WHAT THE TASK ASKS :: From the entries that follow, pick out all lines holding "React".

────────────────

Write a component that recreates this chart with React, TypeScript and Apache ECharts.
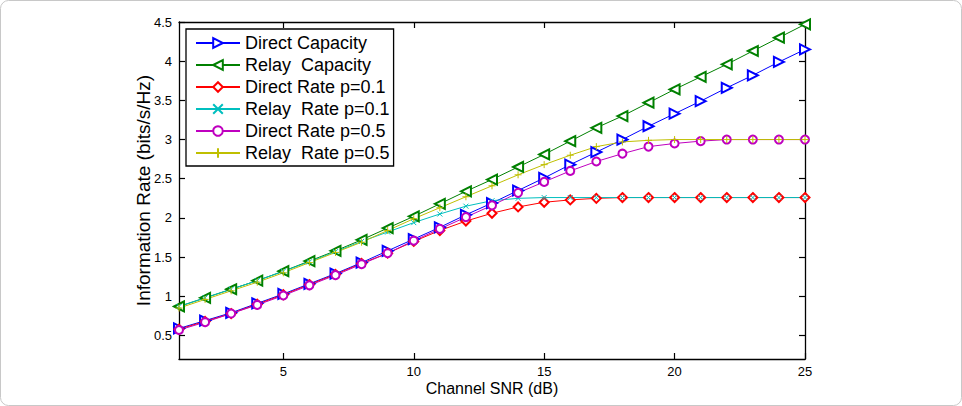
import React, { useEffect, useRef } from "react";
import * as echarts from "echarts";

const snr = [1, 2, 3, 4, 5, 6, 7, 8, 9, 10, 11, 12, 13, 14, 15, 16, 17, 18, 19, 20, 21, 22, 23, 24, 25];
const xTicks = [5, 10, 15, 20, 25];
const yTicks = [0.5, 1, 1.5, 2, 2.5, 3, 3.5, 4, 4.5];

const directCapacity = [0.59, 0.69, 0.79, 0.91, 1.03, 1.16, 1.29, 1.43, 1.58, 1.73, 1.88, 2.04, 2.19, 2.35, 2.51, 2.68, 2.84, 3.0, 3.17, 3.33, 3.49, 3.66, 3.82, 3.99, 4.15];
const relayCapacity = [0.87, 0.98, 1.09, 1.2, 1.32, 1.45, 1.58, 1.72, 1.87, 2.02, 2.18, 2.34, 2.49, 2.65, 2.81, 2.98, 3.15, 3.3, 3.47, 3.64, 3.8, 3.96, 4.13, 4.3, 4.47];
const directRate01 = [0.58, 0.68, 0.78, 0.9, 1.02, 1.15, 1.28, 1.42, 1.55, 1.7, 1.84, 1.96, 2.06, 2.14, 2.2, 2.23, 2.25, 2.26, 2.26, 2.26, 2.26, 2.26, 2.26, 2.26, 2.26];
const relayRate01 = [0.87, 0.98, 1.09, 1.2, 1.32, 1.44, 1.57, 1.7, 1.82, 1.94, 2.05, 2.15, 2.22, 2.25, 2.26, 2.26, 2.26, 2.26, 2.26, 2.26, 2.26, 2.26, 2.26, 2.26, 2.26];
const directRate05 = [0.57, 0.67, 0.78, 0.89, 1.01, 1.14, 1.27, 1.41, 1.55, 1.71, 1.86, 2.01, 2.16, 2.32, 2.46, 2.6, 2.72, 2.82, 2.91, 2.95, 2.98, 3.0, 3.0, 3.0, 3.0];
const relayRate05 = [0.85, 0.96, 1.07, 1.18, 1.3, 1.43, 1.56, 1.69, 1.84, 1.99, 2.13, 2.27, 2.41, 2.55, 2.68, 2.8, 2.91, 2.97, 2.99, 3.0, 3.0, 3.0, 3.0, 3.0, 3.0];

const FONT = "Liberation Sans, Arial, Helvetica, sans-serif";

const seriesDefs = [
  { name: "Direct Capacity", data: directCapacity, color: "#0000ff", symbol: "emptyTriangle", rotate: -90, size: 10 },
  { name: "Relay  Capacity", data: relayCapacity, color: "#008000", symbol: "emptyTriangle", rotate: 90, size: 10 },
  { name: "Direct Rate p=0.1", data: directRate01, color: "#ff0000", symbol: "emptyDiamond", rotate: 0, size: 9 },
  { name: "Relay  Rate p=0.1", data: relayRate01, color: "#00bfbf", symbol: "path://M0,0L10,10M10,0L0,10", rotate: 0, size: 5 },
  { name: "Direct Rate p=0.5", data: directRate05, color: "#bf00bf", symbol: "emptyCircle", rotate: 0, size: 8 },
  { name: "Relay  Rate p=0.5", data: relayRate05, color: "#bfbf00", symbol: "path://M5,0L5,10M0,5L10,5", rotate: 0, size: 7 },
];

export default function App() {
  const ref = useRef<HTMLDivElement>(null);
  useEffect(() => {
    if (!ref.current) return;
    const chart = echarts.init(ref.current, null, { renderer: "svg" });
    const axisLine = { show: true, onZero: false, lineStyle: { color: "#000", width: 1.3 } };
    const tickStyle = { color: "#000", width: 1.2 };
    chart.setOption({
      animation: false,
      backgroundColor: "#fff",
      textStyle: { fontFamily: FONT },
      grid: { left: 179, right: 157, top: 22, bottom: 47 },
      graphic: [
        {
          type: "rect",
          shape: { x: 0.5, y: 0.5, width: 961, height: 405, r: 8 },
          style: { fill: "none", stroke: "#c8c8c8", lineWidth: 1 },
          silent: true,
        },
      ],
      legend: {
        orient: "vertical",
        left: 186,
        top: 29,
        padding: [3, 4, 2, 9],
        itemGap: 0,
        itemWidth: 44,
        itemHeight: 12,
        backgroundColor: "#fff",
        borderColor: "#000",
        borderWidth: 1.3,
        borderRadius: 0,
        textStyle: { fontSize: 18, color: "#000", fontFamily: FONT, lineHeight: 22 },
        data: seriesDefs.map((s) => s.name),
      },
      xAxis: [
        {
          type: "value",
          min: 1,
          max: 25,
          position: "bottom",
          axisLine,
          axisTick: { show: true, inside: true, length: 6, customValues: xTicks, lineStyle: tickStyle },
          axisLabel: { customValues: xTicks, color: "#000", fontSize: 13, margin: 6, fontFamily: FONT },
          splitLine: { show: false },
          name: "Channel SNR (dB)",
          nameLocation: "middle",
          nameGap: 21,
          nameMoveOverlap: false,
          nameTextStyle: { fontSize: 16, color: "#000", fontFamily: FONT },
        },
        {
          type: "value",
          min: 1,
          max: 25,
          position: "top",
          axisLine,
          axisTick: { show: true, inside: true, length: 6, customValues: xTicks, lineStyle: tickStyle },
          axisLabel: { show: false },
          splitLine: { show: false },
        },
      ],
      yAxis: [
        {
          type: "value",
          min: 0.2,
          max: 4.5,
          position: "left",
          axisLine,
          axisTick: { show: true, inside: true, length: 6, customValues: yTicks, lineStyle: tickStyle },
          axisLabel: { customValues: yTicks, color: "#000", fontSize: 13, margin: 7, fontFamily: FONT },
          splitLine: { show: false },
          name: "Information Rate (bits/s/Hz)",
          nameLocation: "middle",
          nameGap: 26,
          nameMoveOverlap: false,
          nameTextStyle: { fontSize: 19, color: "#000", fontFamily: FONT },
        },
        {
          type: "value",
          min: 0.2,
          max: 4.5,
          position: "right",
          axisLine,
          axisTick: { show: true, inside: true, length: 6, customValues: yTicks, lineStyle: tickStyle },
          axisLabel: { show: false },
          splitLine: { show: false },
        },
      ],
      series: seriesDefs.map((s) => ({
        name: s.name,
        type: "line",
        xAxisIndex: 0,
        yAxisIndex: 0,
        data: snr.map((x, i) => [x, s.data[i]]),
        symbol: s.symbol,
        symbolSize: s.size,
        symbolRotate: s.rotate,
        showAllSymbol: true,
        lineStyle: { color: s.color, width: 1 },
        itemStyle: { color: s.color, borderColor: s.color, borderWidth: 1 },
        emphasis: { disabled: true },
      })),
    });
    return () => chart.dispose();
  }, []);
  return (
    <div
      ref={ref}
      style={{ position: "fixed", left: 0, top: 0, width: 962, height: 406 }}
    />
  );
}
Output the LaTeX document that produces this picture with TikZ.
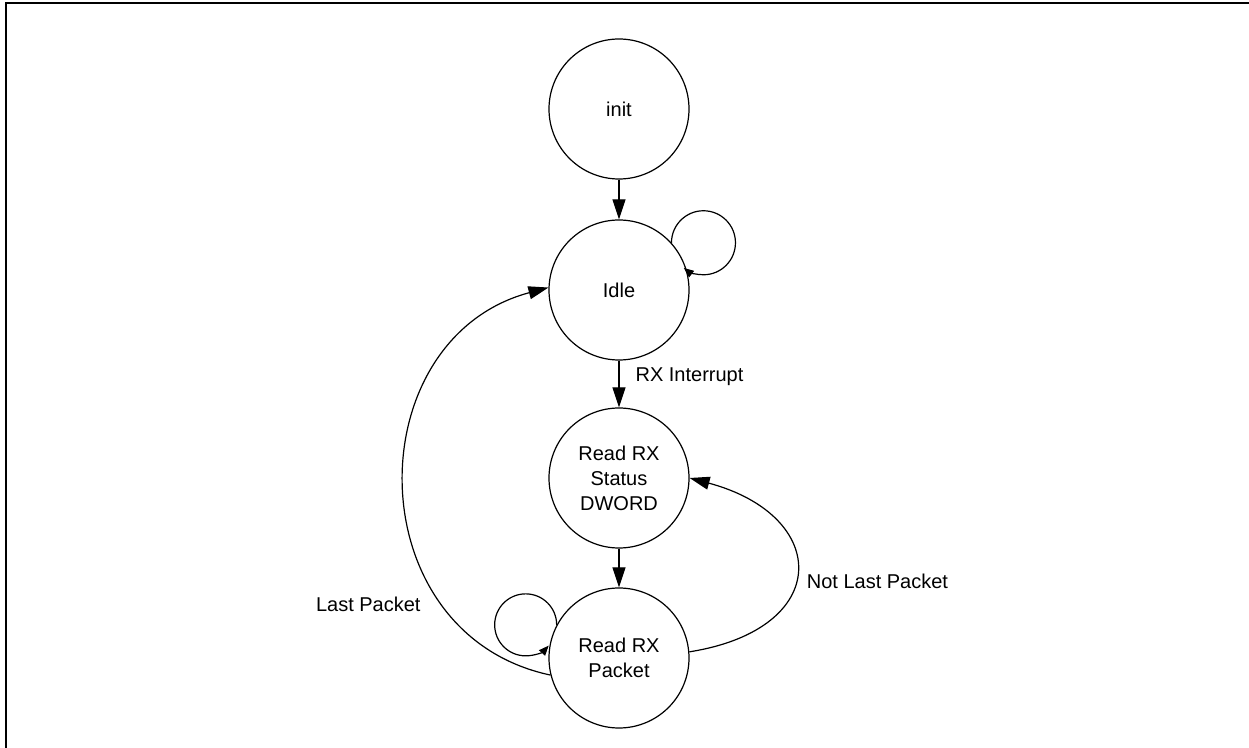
\documentclass[tikz,border=0pt]{standalone}
\usepackage{fontspec}
\setmainfont{Liberation Sans}
\usetikzlibrary{arrows.meta}

\begin{document}
\begin{tikzpicture}[x=0.5pt,y=-0.5pt]
  \tikzset{state/.style = {shape=circle,draw,line width=0.6pt,minimum size=70pt,inner sep=0pt,align=center,font=\fontsize{10}{12.5}\selectfont}}
  \tikzset{edge/.style = {line width=0.6pt,-{Triangle[length=10pt,width=6.5pt]}}}
  \tikzset{loopedge/.style = {line width=0.6pt,-{Triangle[length=5pt,width=4pt]}}}
  \tikzset{edgetext/.style = {inner sep=0pt,font=\fontsize{10}{12.5}\selectfont}}

  \useasboundingbox (0,0) rectangle (1249,748);
  \draw[line width=1pt] (6,748) -- (6,3) -- (1249,3);

	\node[state] (init) at (619,109) {init};
	\node[state] (idle) at (619,290) {Idle};
	\node[state] (stat) at (619,478) {Read RX\\Status\\DWORD};
	\node[state] (pkt) at (619,658) {Read RX\\Packet};

       \foreach \from/\to in {init/idle, stat/pkt}
    \path[edge] (\from) edge (\to);
    \path[edge] (idle) edge node[edgetext, pos=0.35, right=8pt] (rxint) {RX Interrupt} (stat);
    \path[edge] (pkt.5) edge[out=9, in=-15, looseness=2.15] node[edgetext, pos=0.45, right=5.5pt] (notlast) {Not Last Packet} (stat.0);
    \path[edge] (pkt.194) edge[out=168, in=195, looseness=1.31] node[edgetext, pos=0.25, left=10pt] (last) {Last Packet} (idle.178);

    \draw[loopedge] (idle.42) arc[start angle=180, end angle=-128, radius=16pt];
    \draw[loopedge] (pkt.152) arc[start angle=0, end angle=318, radius=15.5pt];
\end{tikzpicture}
\end{document}
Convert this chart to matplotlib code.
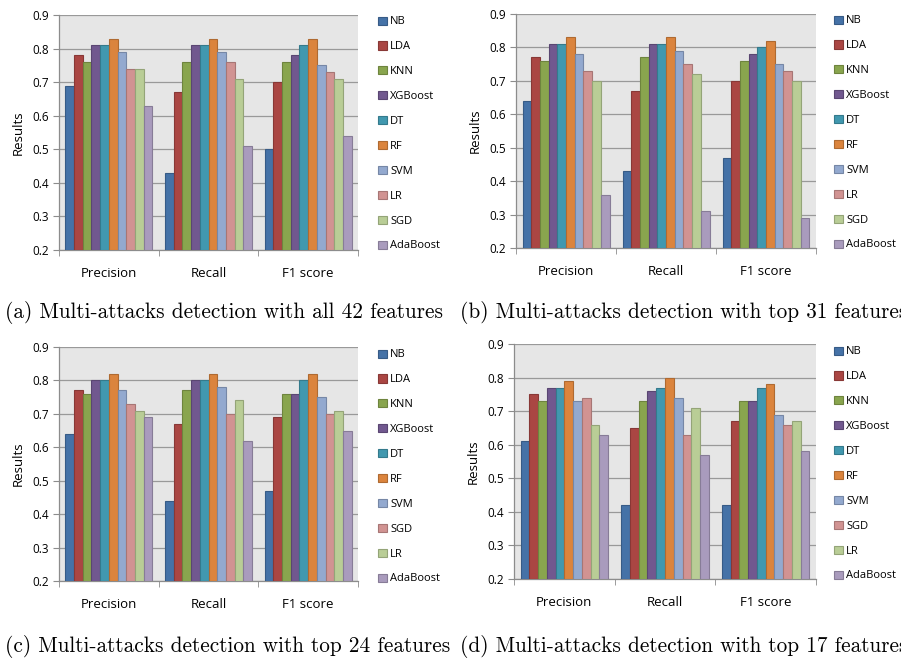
import matplotlib
matplotlib.use("Agg")
import matplotlib.pyplot as plt
import numpy as np
from matplotlib.patches import Patch
from matplotlib.colors import to_rgb

# metric groups on the x axis
metrics = ["Precision", "Recall", "F1 score"]

# legend order differs between the upper and lower panels
models_top = ["NB", "LDA", "KNN", "XGBoost", "DT", "RF", "SVM", "LR", "SGD", "AdaBoost"]
models_bottom = ["NB", "LDA", "KNN", "XGBoost", "DT", "RF", "SVM", "SGD", "LR", "AdaBoost"]

# rows = model (in legend order), columns = Precision, Recall, F1 score
scores_all42 = [
    [0.69, 0.43, 0.50],
    [0.78, 0.67, 0.70],
    [0.76, 0.76, 0.76],
    [0.81, 0.81, 0.78],
    [0.81, 0.81, 0.81],
    [0.83, 0.83, 0.83],
    [0.79, 0.79, 0.75],
    [0.74, 0.76, 0.73],
    [0.74, 0.71, 0.71],
    [0.63, 0.51, 0.54],
]
scores_top31 = [
    [0.64, 0.43, 0.47],
    [0.77, 0.67, 0.70],
    [0.76, 0.77, 0.76],
    [0.81, 0.81, 0.78],
    [0.81, 0.81, 0.80],
    [0.83, 0.83, 0.82],
    [0.78, 0.79, 0.75],
    [0.73, 0.75, 0.73],
    [0.70, 0.72, 0.70],
    [0.36, 0.31, 0.29],
]
scores_top24 = [
    [0.64, 0.44, 0.47],
    [0.77, 0.67, 0.69],
    [0.76, 0.77, 0.76],
    [0.80, 0.80, 0.76],
    [0.80, 0.80, 0.80],
    [0.82, 0.82, 0.82],
    [0.77, 0.78, 0.75],
    [0.73, 0.70, 0.70],
    [0.71, 0.74, 0.71],
    [0.69, 0.62, 0.65],
]
scores_top17 = [
    [0.61, 0.42, 0.42],
    [0.75, 0.65, 0.67],
    [0.73, 0.73, 0.73],
    [0.77, 0.76, 0.73],
    [0.77, 0.77, 0.77],
    [0.79, 0.80, 0.78],
    [0.73, 0.74, 0.69],
    [0.74, 0.63, 0.66],
    [0.66, 0.71, 0.67],
    [0.63, 0.57, 0.58],
]

captions = [
    "(a) Multi-attacks detection with all 42 features",
    "(b) Multi-attacks detection with top 31 features",
    "(c) Multi-attacks detection with top 24 features",
    "(d) Multi-attacks detection with top 17 features",
]

# Excel 2007 default palette, by bar position
colors = ["#4572A7", "#AA4643", "#89A54E", "#71588F", "#4198AF",
          "#DB843D", "#93A9CF", "#D19392", "#B9CD96", "#A99BBD"]


def darker(c, f=0.8):
    r, g, b = to_rgb(c)
    return (r * f, g * f, b * f)


W, H = 901, 660
fig = plt.figure(figsize=(W / 100, H / 100), dpi=100)
fig.patch.set_facecolor("white")

# (left, right, top, bottom) in pixels, legend (x, top y)
panels = [
    ((59, 358, 15, 250), (374, 12), scores_all42, models_top),
    ((516, 816, 14, 248), (830, 11), scores_top31, models_top),
    ((59, 358, 347, 581), (374, 345), scores_top24, models_bottom),
    ((514, 816, 344, 579), (830, 342), scores_top17, models_bottom),
]
caption_pos = [(5, 313), (460, 313), (5, 647), (460, 647)]

tick_font = "Open Sans"

for (box, leg, data, models), cap, cpos in zip(panels, captions, caption_pos):
    l, r, t, b = box
    ax = fig.add_axes([l / W, 1 - b / H, (r - l) / W, (b - t) / H])
    ax.set_facecolor("#E6E6E6")
    vals = np.array(data)
    n = len(models)
    x = np.arange(len(metrics))
    width = 0.087
    for i in range(n):
        offs = (i - (n - 1) / 2) * width
        ax.bar(x + offs, vals[i] - 0.2, width, bottom=0.2, color=colors[i],
               edgecolor=darker(colors[i]), linewidth=0.8, zorder=3)
    ax.set_xlim(-0.5, len(metrics) - 0.5)
    ax.set_ylim(0.2, 0.9)
    ax.set_yticks(np.arange(0.2, 0.91, 0.1))
    ax.set_yticklabels([f"{v:.1f}" for v in np.arange(0.2, 0.91, 0.1)],
                       fontsize=8.5, family=tick_font)
    ax.yaxis.grid(True, color="#999999", linewidth=0.9, zorder=1)
    ax.set_axisbelow(True)
    ax.set_xticks(x)
    ax.set_xticklabels(metrics, fontsize=9.5, family=tick_font)
    ax.set_xticks(np.arange(-0.5, len(metrics)), minor=True)
    ax.tick_params(axis="x", which="major", length=0, pad=12)
    ax.tick_params(axis="x", which="minor", length=4, color="#8C8C8C")
    ax.tick_params(axis="y", length=4, color="#8C8C8C", pad=3)
    for s in ["top", "right"]:
        ax.spines[s].set_visible(False)
    for s in ["left", "bottom"]:
        ax.spines[s].set_color("#8C8C8C")
        ax.spines[s].set_linewidth(0.9)
    ax.set_ylabel("Results", fontsize=9.5, family=tick_font, labelpad=6)

    handles = [Patch(facecolor=colors[i], edgecolor=darker(colors[i]), linewidth=0.8)
               for i in range(n)]
    fig.legend(handles, models, loc="upper left",
               bbox_to_anchor=(leg[0] / W, 1 - leg[1] / H),
               frameon=False, prop={"family": tick_font, "size": 8},
               handlelength=0.75, handleheight=0.75, handletextpad=0.3,
               labelspacing=1.25, borderaxespad=0)

    fig.text(cpos[0] / W, 1 - cpos[1] / H, cap, family="cmr10", fontsize=15.3,
             va="center", ha="left")

fig.savefig("out.png", dpi=100)
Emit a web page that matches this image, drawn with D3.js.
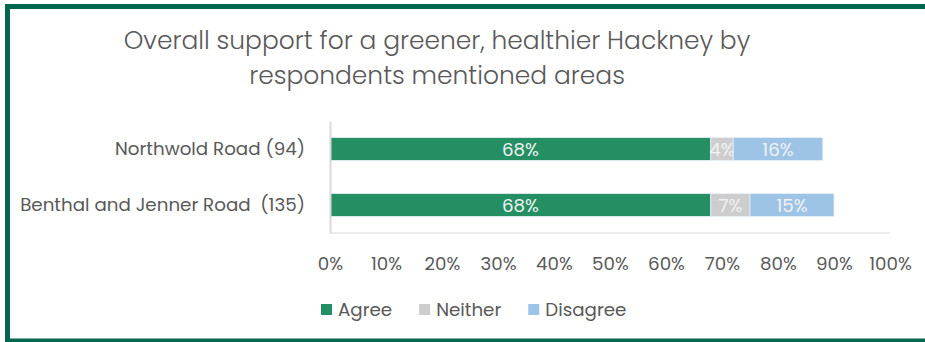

────────────────

WRITTEN ANSWER ::
Write a component that recreates this chart with React, TypeScript and Apache ECharts.
import React, { useEffect, useRef } from "react";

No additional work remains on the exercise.